Moore’s personal call to vocational Christian service was to minister to women in the Southern Baptist Convention (SBC). It was a natural fit for a woman who first felt God’s presence while ministering to sixth-grade girl campers at a church camp. Her first speaking engagement was at a women’s retreat; a woman Christian motivational speaker was a key mentor; and the same mentor, Marge Caldwell, invited her to teach Sunday School to married women. This ignited her love for teaching and writing. However, her personal experience made teaching about traditional, patriarchal Southern Baptist beliefs about the roles of men and women increasingly problematic for her.
She went on to lead and write Bible studies aimed specifically at women. Her Living Proof Live conferences, too, would be aimed mainly at women. Moore says she initially taught the “dual concepts of wives respecting and submitting to their husbands and husbands loving and caring for their wives” (104). Her audience, mostly women, packed arenas to hear her. She says of her audience, “They wanted to be faithful to God through successes and sicknesses, sorrows, disappointments and discouragements […] Altogether, they were sisters in Jesus” (104). When men were in her audience, she made sure to have a “male covering,” or male worship leader, “the key to a woman being blessed by God in ministry” (224).
However, she realized at a certain point that she was “dealmaking” with God in accepting submission to men as a norm. Church leaders affirmed sexism by pointing to selected Scriptural verses. With her wide exposure to Bible study, however, Moore also knew that Jesus “pushed back hard against cultural norms, affirmed the dignity of women, and gave them revolutionary places in the gospel story” (219). She felt this discrepancy keenly in both her married life, where she couldn’t submit to Keith while helping manage his bipolar disorder, and as a teacher. She wasn’t alone: She found many other woman teachers who “performed all sorts of mental gymnastics” to use their gifts teaching women (238).

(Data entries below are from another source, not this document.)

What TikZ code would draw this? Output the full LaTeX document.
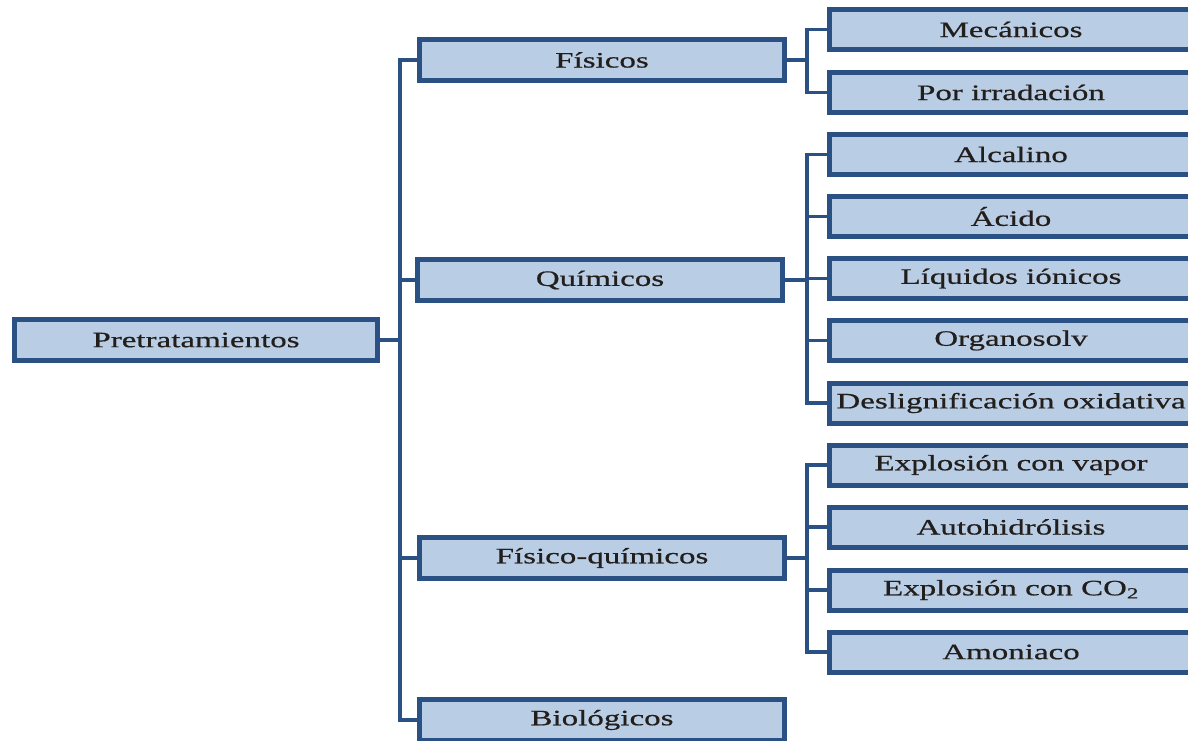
\documentclass[tikz,border=0pt]{standalone}
\usepackage{fontspec}
\setmainfont{Liberation Serif}[FakeStretch=1.5,FakeBold=0.6]
\usetikzlibrary{shadows}
\definecolor{boxfill}{HTML}{B9CDE5}
\definecolor{boxline}{HTML}{2A5084}
\definecolor{txt}{HTML}{221E1C}
\begin{document}
\begin{tikzpicture}[x=1pt,y=-1pt,
  box/.style={draw=boxline, line width=5pt, fill=boxfill, rectangle,
    inner sep=0pt, text=txt, font=\fontsize{22}{26}\selectfont,
    drop shadow={shadow xshift=2pt, shadow yshift=-2pt, opacity=0.3}},
  rootbox/.style={box, minimum width=363pt, minimum height=41pt},
  catbox/.style={box, minimum width=365pt, minimum height=41pt},
  leafbox/.style={box, minimum width=363pt, minimum height=40pt},
  link/.style={draw=boxline, line width=3.5pt, line join=miter}]
\useasboundingbox (0,0) rectangle (1188,741);
\fill[white] (0,0) rectangle (1188,741);

% vertical bus lines
\coordinate (trunk) at (400,0);
\coordinate (bus) at (807,0);

% root
\node[rootbox] (pre) at (196,340) {Pretratamientos};

% categories
\node[catbox] (fis) at (602,60)  {Físicos};
\node[catbox] (qui) at (600,280) {Químicos};
\node[catbox] (fq)  at (602,558) {Físico-químicos};
\node[catbox] (bio) at (602,720) {Biológicos};

% leaves
\node[leafbox] (mec) at (1011,29.5)  {Mecánicos};
\node[leafbox] (irr) at (1011,92.5)  {Por irradación};
\node[leafbox] (alc) at (1011,154.5) {Alcalino};
\node[leafbox] (aci) at (1011,216.5) {Ácido};
\node[leafbox] (liq) at (1011,278.5) {Líquidos iónicos};
\node[leafbox] (org) at (1011,340.5) {Organosolv};
\node[leafbox] (des) at (1011,403)   {Deslignificación oxidativa};
\node[leafbox] (vap) at (1011,465)   {Explosión con vapor};
\node[leafbox] (aut) at (1011,527)   {Autohidrólisis};
\node[leafbox] (co2) at (1011,590)   {Explosión con CO\textsubscript{2}};
\node[leafbox] (amo) at (1011,652)   {Amoniaco};

% root to categories
\foreach \c in {fis,qui,fq,bio}
  \draw[link] (pre.east) -| (trunk |- \c.west) -- (\c.west);

% categories to leaves
\foreach \l in {mec,irr}
  \draw[link] (fis.east) -| (bus |- \l.west) -- (\l.west);
\foreach \l in {alc,aci,liq,org,des}
  \draw[link] (qui.east) -| (bus |- \l.west) -- (\l.west);
\foreach \l in {vap,aut,co2,amo}
  \draw[link] (fq.east) -| (bus |- \l.west) -- (\l.west);
\end{tikzpicture}
\end{document}
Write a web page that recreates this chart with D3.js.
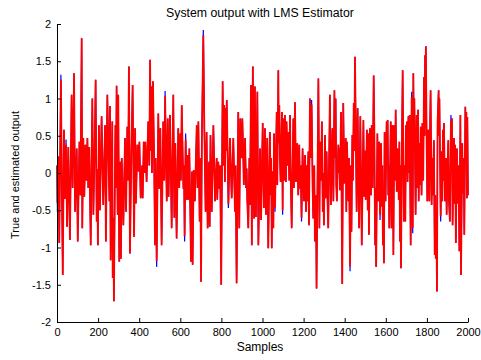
<!DOCTYPE html>
<html>
<head>
<meta charset="utf-8">
<script src="https://cdnjs.cloudflare.com/ajax/libs/d3/7.8.5/d3.min.js"></script>
<style>
  body { margin: 0; background: #fff; }
  text { font-family: "Liberation Sans", Arial, sans-serif; fill: #000; }
</style>
</head>
<body>
<svg id="chart" width="481" height="360"></svg>
<script>
// sample index of each read-off point
const samples = [
  0,2,7,11,19,24,28,34,39,44,
  49,55,63,71,76,83,88,96,101,109,
  114,120,123,128,133,138,143,148,152,157,
  164,172,177,183,188,193,196,199,204,209,
  217,225,234,238,245,255,258,261,269,271,
  274,277,284,287,290,295,298,303,307,311,
  315,323,331,336,342,346,350,355,362,368,
  375,380,384,391,396,401,407,414,417,422,
  427,430,436,444,449,453,456,459,462,467,
  472,477,480,485,493,498,503,509,517,522,
  526,534,539,543,550,558,566,571,576,582,
  590,595,600,603,607,615,618,621,626,631,
  635,639,644,652,657,660,665,671,680,684,
  688,694,697,701,705,712,717,723,728,733,
  740,743,747,753,761,769,777,780,785,790,
  794,799,806,811,814,817,821,824,826,834,
  842,850,858,866,869,874,882,887,892,898,
  902,905,909,915,920,923,926,931,936,939,
  944,948,953,959,963,968,975,980,988,993,
  1001,1007,1012,1017,1023,1028,1036,1039,1042,1045,
  1049,1053,1056,1061,1069,1072,1077,1079,1082,1085,
  1088,1095,1098,1101,1106,1109,1114,1117,1122,1126,
  1130,1134,1137,1142,1150,1153,1158,1163,1169,1174,
  1179,1182,1186,1190,1195,1202,1207,1212,1215,1218,
  1223,1226,1231,1234,1239,1244,1247,1252,1255,1260,
  1263,1272,1277,1280,1285,1289,1293,1296,1299,1304,
  1307,1312,1315,1320,1328,1333,1340,1345,1350,1353,
  1356,1359,1362,1369,1372,1375,1377,1382,1388,1393,
  1398,1405,1408,1411,1418,1421,1426,1430,1433,1437,
  1440,1444,1447,1450,1453,1458,1463,1466,1470,1476,
  1483,1491,1495,1499,1502,1508,1512,1515,1518,1523,
  1528,1531,1536,1541,1544,1548,1550,1553,1559,1564,
  1568,1572,1577,1580,1583,1586,1588,1591,1594,1599,
  1604,1607,1609,1612,1614,1617,1624,1628,1633,1637,
  1641,1645,1648,1653,1658,1663,1666,1669,1671,1674,
  1679,1682,1688,1692,1695,1698,1700,1703,1706,1710,
  1713,1716,1721,1726,1731,1734,1737,1739,1745,1750,
  1753,1757,1760,1764,1767,1770,1774,1778,1782,1786,
  1789,1791,1793,1795,1799,1802,1807,1812,1815,1818,
  1823,1826,1829,1834,1838,1841,1843,1846,1849,1852,
  1857,1859,1861,1867,1872,1875,1878,1880,1883,1888,
  1893,1896,1901,1904,1907,1912,1917,1920,1922,1925,
  1932,1935,1937,1941,1946,1951,1954,1958,1963,1966,
  1972,1975,1979,1982,1987,1990,1992,1995,1997,2000
];

// true system output (blue)
const trueOut = [
  0.10,-0.52,0.22,-0.94,1.32,-0.30,-1.37,0.58,-0.35,0.45,
  -0.72,0.35,-0.90,1.05,-0.20,1.34,-0.52,0.33,-0.92,0.42,
  -0.30,1.81,-0.74,0.47,-0.32,0.38,-0.10,0.47,-0.20,0.35,
  -0.97,1.00,-0.56,0.30,1.25,-0.65,0.05,-0.97,0.64,-0.50,
  0.76,-0.43,0.64,-0.92,1.05,-0.38,0.90,-1.17,0.69,-1.41,
  -0.60,-1.72,0.64,-0.20,1.17,-0.56,1.05,-1.19,0.15,-1.15,
  0.20,-0.70,0.47,-0.52,0.62,-0.10,1.43,-1.08,0.30,1.18,
  -0.86,0.60,-0.41,0.38,0.02,0.42,-0.34,0.10,-0.34,0.42,
  0.00,0.42,-0.12,0.69,0.10,1.52,0.30,1.16,0.00,1.23,
  0.30,-0.97,0.20,-1.26,0.80,-0.21,0.60,-0.97,0.69,-0.10,
  1.10,-0.38,0.73,-0.32,0.78,-0.74,1.05,-0.60,0.40,-0.88,
  0.60,-0.20,0.53,-0.10,0.91,-0.21,0.10,-0.92,0.53,-0.36,
  0.24,-0.36,0.33,-1.19,0.02,-1.23,0.04,-0.38,0.64,-0.20,
  0.69,-0.65,0.20,-1.46,0.51,1.92,0.60,-0.52,0.55,-0.74,
  0.15,-0.72,0.51,-0.52,0.64,-0.38,0.20,-0.36,0.15,-0.21,
  0.10,-1.50,1.23,0.10,0.91,-0.12,0.87,0.30,0.98,-0.47,
  0.47,-0.34,0.47,-0.52,0.10,-1.48,0.82,-0.74,0.73,0.20,
  0.73,0.44,-0.16,0.47,-0.20,0.06,-0.38,-0.74,0.20,-0.43,
  1.18,-0.97,1.43,-0.61,1.16,-0.59,1.09,-0.97,0.33,-0.63,
  0.67,-0.47,0.60,-0.56,0.47,-1.01,0.55,-0.30,0.20,-1.01,
  0.02,-0.74,0.53,-0.52,0.82,-0.16,1.38,0.40,0.91,0.20,
  -0.12,0.82,-0.56,0.73,-0.10,0.78,-0.12,0.69,0.10,0.55,
  -0.10,0.78,0.00,-0.74,0.73,-0.20,0.95,-0.12,0.40,-0.30,
  0.38,-0.21,0.10,-0.65,0.33,-0.38,0.24,-0.52,0.10,-0.38,
  0.29,-0.70,1.00,0.20,0.98,-0.20,-0.61,0.10,-0.92,-0.30,
  -1.55,1.27,-0.74,0.42,-0.10,0.69,-0.52,0.00,-0.70,0.51,
  -0.34,0.29,-0.23,-0.74,1.05,-0.43,0.60,-0.38,1.11,0.20,
  1.00,-0.16,-0.38,0.38,0.00,0.33,-0.23,0.82,-1.49,0.94,
  -0.14,0.47,-0.52,0.42,-0.38,0.20,-1.32,0.10,-0.79,0.51,
  -0.10,0.94,0.30,1.56,0.85,-0.52,0.87,0.10,-0.74,0.76,
  -0.97,0.71,-0.32,0.30,-0.36,0.58,-0.50,0.53,-0.83,0.60,
  -0.30,0.64,-0.20,1.31,0.64,-0.97,-0.20,-1.26,0.53,-0.38,
  0.42,-0.63,0.40,-0.45,0.10,-0.97,-0.30,-1.21,0.55,-0.38,
  0.69,0.10,0.71,-0.30,0.10,-0.74,0.69,-0.74,0.64,-1.10,
  0.64,-0.10,0.85,-0.25,0.33,-0.36,0.42,-0.92,0.10,-1.28,
  0.60,1.38,-0.65,0.10,-0.65,0.64,0.20,0.69,-0.12,0.76,
  0.00,0.78,-0.97,1.09,-0.81,1.34,0.40,1.00,-0.56,0.78,
  -0.20,0.85,-0.38,0.40,-0.16,0.62,-0.30,0.67,-0.10,1.29,
  0.50,1.58,0.90,1.70,0.33,-0.38,0.58,-0.38,0.58,1.11,
  -0.43,0.20,-0.30,0.44,-1.10,-0.30,-1.15,-0.50,-1.59,0.67,
  1.11,0.50,1.00,-0.65,0.29,-0.38,0.58,-0.10,0.67,-0.38,
  0.20,-0.56,0.10,0.44,-0.36,-0.65,0.78,0.30,0.73,-0.70,
  0.47,-0.41,0.38,-0.94,0.33,-0.41,0.10,-1.05,0.78,-1.37,
  0.40,-0.27,0.20,-0.83,0.89,0.20,0.82,-0.34,0.75,-0.30
];

// LMS estimated output (red)
const estOut = [
  0.10,-0.40,0.22,-0.94,1.25,-0.30,-1.37,0.58,-0.35,0.38,
  -0.72,0.35,-0.90,1.05,-0.20,1.34,-0.52,0.33,-0.92,0.42,
  -0.30,1.81,-0.74,0.47,-0.32,0.38,-0.10,0.47,-0.20,0.35,
  -0.97,1.00,-0.56,0.30,1.25,-0.65,0.05,-0.97,0.64,-0.50,
  0.76,-0.43,0.64,-0.92,1.05,-0.38,0.90,-1.17,0.69,-1.41,
  -0.60,-1.72,0.64,-0.20,1.17,-0.56,1.05,-1.19,0.15,-1.15,
  0.20,-0.70,0.47,-0.52,0.62,-0.10,1.43,-1.08,0.30,1.18,
  -0.86,0.60,-0.41,0.38,0.02,0.42,-0.34,0.10,-0.34,0.42,
  0.00,0.42,-0.12,0.69,0.10,1.52,0.30,1.16,0.00,1.23,
  0.30,-0.97,0.20,-1.18,0.80,-0.21,0.60,-0.97,0.69,-0.10,
  1.03,-0.38,0.73,-0.32,0.78,-0.74,1.05,-0.60,0.40,-0.88,
  0.60,-0.20,0.53,-0.10,0.91,-0.21,0.10,-0.85,0.45,-0.36,
  0.24,-0.36,0.33,-1.19,0.02,-1.23,0.04,-0.38,0.64,-0.20,
  0.69,-0.65,0.20,-1.46,0.51,1.85,0.60,-0.52,0.55,-0.74,
  0.15,-0.72,0.51,-0.52,0.64,-0.38,0.20,-0.36,0.15,-0.21,
  0.10,-1.50,1.23,0.10,0.91,-0.12,0.87,0.30,0.98,-0.42,
  0.47,-0.34,0.47,-0.52,0.10,-1.48,0.82,-0.74,0.73,0.20,
  0.73,0.38,-0.16,0.47,-0.20,0.06,-0.38,-0.74,0.20,-0.43,
  1.18,-0.97,1.43,-0.61,1.16,-0.59,1.09,-0.97,0.33,-0.63,
  0.67,-0.47,0.60,-0.56,0.47,-1.01,0.55,-0.30,0.20,-1.01,
  0.02,-0.74,0.53,-0.46,0.82,-0.16,1.38,0.40,0.91,0.20,
  -0.12,0.82,-0.50,0.73,-0.10,0.78,-0.12,0.69,0.10,0.55,
  -0.10,0.78,0.00,-0.74,0.73,-0.20,0.95,-0.12,0.40,-0.30,
  0.38,-0.21,0.10,-0.60,0.33,-0.38,0.24,-0.52,0.10,-0.38,
  0.29,-0.70,1.00,0.20,0.92,-0.20,-0.61,0.10,-0.92,-0.30,
  -1.55,1.27,-0.74,0.42,-0.10,0.69,-0.52,0.00,-0.70,0.51,
  -0.34,0.29,-0.23,-0.74,1.05,-0.43,0.60,-0.38,1.11,0.20,
  1.00,-0.16,-0.38,0.38,0.00,0.33,-0.23,0.82,-1.49,0.94,
  -0.14,0.47,-0.52,0.42,-0.38,0.20,-1.25,0.10,-0.79,0.51,
  -0.10,0.94,0.30,1.56,0.85,-0.52,0.87,0.10,-0.74,0.76,
  -0.97,0.71,-0.32,0.30,-0.36,0.58,-0.50,0.53,-0.83,0.60,
  -0.30,0.64,-0.20,1.31,0.64,-0.97,-0.20,-1.26,0.53,-0.38,
  0.42,-0.56,0.40,-0.45,0.10,-0.97,-0.30,-1.21,0.55,-0.38,
  0.69,0.10,0.71,-0.30,0.10,-0.74,0.69,-0.74,0.64,-1.10,
  0.64,-0.10,0.85,-0.25,0.33,-0.36,0.42,-0.92,0.10,-1.28,
  0.60,1.38,-0.65,0.10,-0.65,0.64,0.20,0.69,-0.12,0.76,
  0.00,0.78,-0.97,1.02,-0.74,1.34,0.40,1.00,-0.56,0.78,
  -0.20,0.85,-0.38,0.40,-0.16,0.62,-0.30,0.67,-0.10,1.29,
  0.50,1.58,0.90,1.70,0.33,-0.38,0.58,-0.38,0.58,1.11,
  -0.43,0.20,-0.30,0.44,-1.10,-0.30,-1.15,-0.50,-1.59,0.67,
  1.11,0.50,1.00,-0.58,0.29,-0.38,0.58,-0.10,0.67,-0.38,
  0.20,-0.56,0.10,0.44,-0.36,-0.65,0.70,0.30,0.73,-0.70,
  0.47,-0.41,0.38,-0.94,0.33,-0.41,0.10,-1.05,0.78,-1.37,
  0.40,-0.27,0.20,-0.83,0.89,0.20,0.82,-0.34,0.75,-0.30
];

const xTicks = [0, 200, 400, 600, 800, 1000, 1200, 1400, 1600, 1800, 2000];
const yTicks = [-2, -1.5, -1, -0.5, 0, 0.5, 1, 1.5, 2];

const margin = {top: 24, right: 13, bottom: 38, left: 57};
const width = 481 - margin.left - margin.right;
const height = 360 - margin.top - margin.bottom;

const svg = d3.select("#chart");
const g = svg.append("g")
  .attr("transform", "translate(" + margin.left + "," + margin.top + ")");

const x = d3.scaleLinear().domain([0, 2000]).range([0, width]);
const y = d3.scaleLinear().domain([-2, 2]).range([height, 0]);

// lines: true output underneath, estimate on top
const line = d3.line().x((d, i) => x(samples[i])).y(d => y(d));

g.append("path")
  .datum(trueOut)
  .attr("fill", "none")
  .attr("stroke", "#0000ff")
  .attr("stroke-width", 1.2)
  .attr("d", line);

g.append("path")
  .datum(estOut)
  .attr("fill", "none")
  .attr("stroke", "#ff0000")
  .attr("stroke-width", 1.8)
  .attr("d", line);

// axes, ticks pointing inward like matlab
const xAxis = g.append("g")
  .attr("transform", "translate(0," + height + ")")
  .call(d3.axisBottom(x).tickValues(xTicks).tickFormat(d3.format("d"))
    .tickSizeInner(-4).tickSizeOuter(0).tickPadding(6));

const yAxis = g.append("g")
  .call(d3.axisLeft(y).tickValues(yTicks).tickFormat(d => String(d))
    .tickSizeInner(-4).tickSizeOuter(0).tickPadding(6));

[xAxis, yAxis].forEach(a => {
  a.selectAll("text").attr("font-size", 11).attr("fill", "#000")
    .style("font-family", "'Liberation Sans', Arial, sans-serif");
  a.selectAll("line,path").attr("stroke", "#000");
});

// title and labels
svg.append("text")
  .attr("x", 260)
  .attr("y", 17)
  .attr("text-anchor", "middle")
  .attr("font-size", 12.3)
  .text("System output with LMS Estimator");

svg.append("text")
  .attr("x", 260)
  .attr("y", 351)
  .attr("text-anchor", "middle")
  .attr("font-size", 12)
  .text("Samples");

svg.append("text")
  .attr("transform", "translate(19,175) rotate(-90)")
  .attr("text-anchor", "middle")
  .attr("font-size", 11)
  .text("True and estimated output");
</script>
</body>
</html>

Above all, her experience as a child sexual abuse survivor led her to push back against sexism in the SBC. As she posted in a tweet: “I’m one among many women sexually abused, misused, stared down, heckled […] We’re tired of it” (241). This received extensive backlash, reaffirming her growing opposition to the SBC. In the end, her love and respect for women caused her to leave the SBC and find her way to the Anglican church.